CULTURA

Proeza ao contrário

Luiz Carlos Barbosa / Publicado em 25 de agosto de 1999

Nada justifica que um artista do quilate de Plauto Cruz só agora, ao completar 55 anos de carreira e 70 de idade, tenha o registro de sua obra em disco, verdadeira proeza ao contrário. Seu primeiro CD – Plauto Cruz, Choros e Canções – com uma seleção preciosa de 15 composições, foi lançado no dia 22 de junho, em um espetáculo em que o músico foi homenageado no Theatro São Pedro pelos amigos, admiradores e músicos porto- alegrenses e gaúchos, em uma iniciativa da jornalista e empresária Beatriz Dorneles. Plauto colheu os merecidos aplausos de uma platéia madura e consternada, que incluiu o governador Olívio Dutra.

Mas por que este tributo modesto e tardio? O músico e pesquisador Carlos Branco, formado pela Ufrgs (Universidade Federal do Rio Grande do Sul), não se admira. “É a situação de muita gente de talento como Plauto. Não tem como medir a obra dele no Rio Grande do Sul. É um dos grandes flautistas populares do Brasil, como Dante Santoro, Altamiro Carrillo, Copinha e Carlos Poayres”, analisa. Durante o Festival Nacional de Chorinho da Rede Bandeirantes, em 1979, Ziraldo definiu Plauto como “patrimônio histórico da música popular brasileira”. Para Branco, a trajetória de Plauto Cruz também pode ser explicada pelas dificuldades mercadológicas da música instrumental em geral, pelas conseqüências disso na mídia e pelos ciclos de interesse e desinteresse pelo chorinho, gênero que predomina nas quase cem composições do flautista gaúcho, nascido em São Jerônimo em 15 de novembro de 1929.

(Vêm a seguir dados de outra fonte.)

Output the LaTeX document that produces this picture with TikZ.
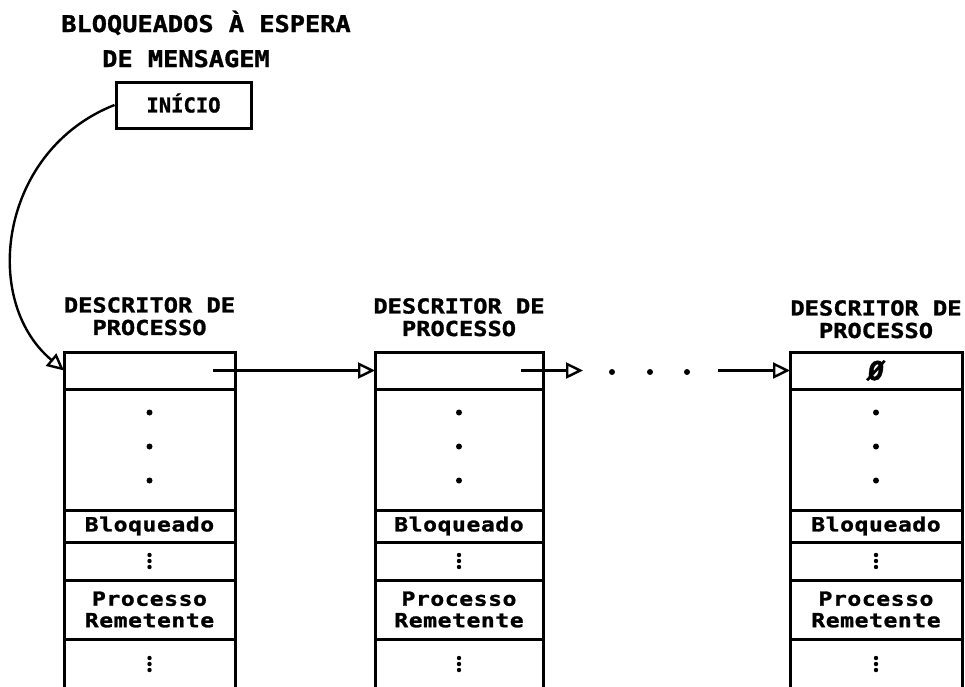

Sem gravações e edição de partituras, nem mesmo ele, flautista virtuose e exímio arranjador sabe o número ao certo. “Imagina o que a gente perdeu. Devia ter no mínimo uns 30 discos gravados”, espanta-se o músico e compositor Nelson Coelho de Castro, parceiro e amigo de “Plautinho”, como ele é chamado pela legião de admiradores e companheiros de música e vida.

O que diz o músico que emprestou sua flauta à obra do parceiro Lucínio Rodrigues, de Jessé Silva, Silvio Caldas, Nelson Gonçalves, em mais de 40 LPs? Ele, que sofisticou a vida noturna de Porto Alegre por anos a fio, nos tempos dos bares Vinha D’Alho e Alambiques, chega a ser angelical. Sempre no diminutivo carinhoso de seus vocativos singelos, responde: “Está tudo bem, neguinho, estão se abrindo portas”. Fala como se fosse apenas um jovem estreante e promissor, depois de ter composto dezenas de valsas, choros, sambas e ter feito arranjos tocantes de peças de Franz Schubert e Bach, para citar apenas algumas. “Se Plauto não fosse assim, não seria Plauto”, emociona-se Nelson Coelho de Castro, emendando: “a gente fica de cara com essa bondade, essa ausência de jactância.”

“Que pureza”, exclama o compositor e flautista Pedrinho Figueiredo. Longe de qualquer exagero, suas palavras dimensionam o lugar na música brasileira de Plauto Cruz – que aos 70 anos trabalha para viver, no humilde bairro Camaquã de Porto Alegre. “É impossível, por exemplo, escrever a história da cultura musical de Porto Alegre e do Rio Grande doSul sem Plauto Cruz”, assinala Figueiredo. Ele sublinha que o flautista extrapolou a própria opção musical pelo choro. “Sempre foi o melhor instrumentista dos grandes festivais dos anos 70, como a Califórnia da Canção”.

Outro exemplo é a presença da flauta de Plauto em grandes sucessos da música popular gaúcha, como no solo proeminente de “Maria Fumaça” de Kleiton e Kledir, ou em “Armadilha”, de Nelson Coelho de Castro, que jamais esquecerá esta parceria, por ocasião do lançamento de Juntos, em 1981, o primeiro LP independente feito no estado. “Passei no Vinha D’Alho e pedi para ele colocar flauta nas minhas músicas. Ele pegou o endereço e no dia marcado apareceu na minha casa. Ele foi mesmo. Um super flautista não mediu o mérito do meu trabalho. Foi uma alegria lá em casa. O meu pai conhecia o trabalho dele”, relembra Nelson, incrédulo.

Para Pedrinho Figueiredo, o domínio musical de Plauto e a sua capacidade de improvisação não devem nada aos melhores virtuoses do jazz. Prova disso, aliás, é que Plauto, sempre fino, consegue acompanhar até quando um outro instrumentista, menos experiente, atravessa a notação musical. “É a escola do chorinho”, ensina Carlos Branco.